Linux and the New York Stock Exchange

Lennart Sorensen lsorense-1wCw9BSqJbv44Nm34jS7GywD8/FfD2ys at public.gmane.org
Mon Nov 30 16:02:07 UTC 2009


On Sat, Nov 28, 2009 at 02:15:36AM -0500, Daniel Armstrong wrote:
> Interesting factoid:
> 
> "NYSE's systems run under high pressure and tight constraints. They
> process some three billion transactions per day - more than Google
> does - and those transactions need to execute in less than one
> millisecond. Customers can switch to competing exchanges instantly and
> for almost no cost, so if NYSE's systems are not performing, its
> customers will vanish. A typical trading day involves the processing
> of 1.5TB of data; some 8 petabytes of data are kept online.
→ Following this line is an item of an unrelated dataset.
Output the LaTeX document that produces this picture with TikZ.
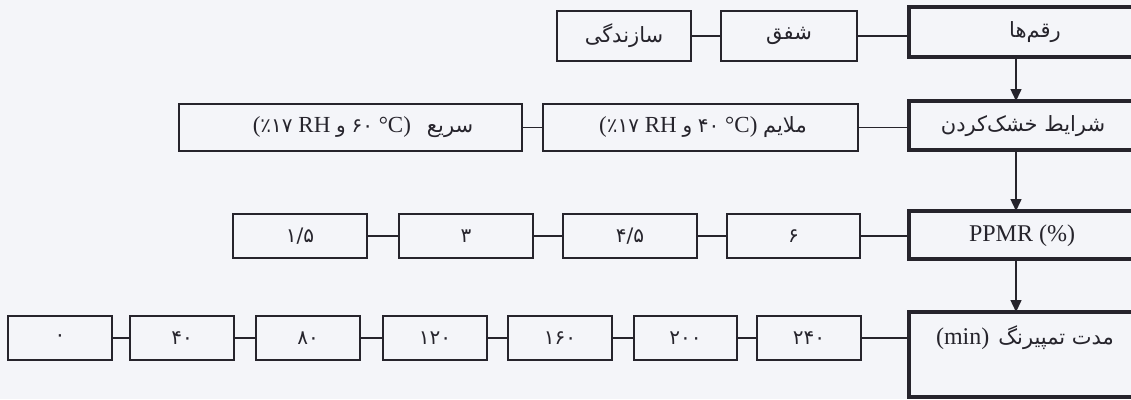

And this
> whole operation runs on Linux... Downtime is to be limited to 90
> seconds per year."
> 
> I would concede this is a bit more hard-core than my Asus netbook
> running Debian Squeeze... :-)
> 
> Source: http://lwn.net/Articles/361508/

And of course London is going to use a linux based system, as is a number
of other places (with the same software).  They were using (or were
planning to use) some microsoft software which was apparently not flexible
enough, took to long to get changes made to, too expensive, and too slow.
The linux based system is about 10 times faster at doing trades.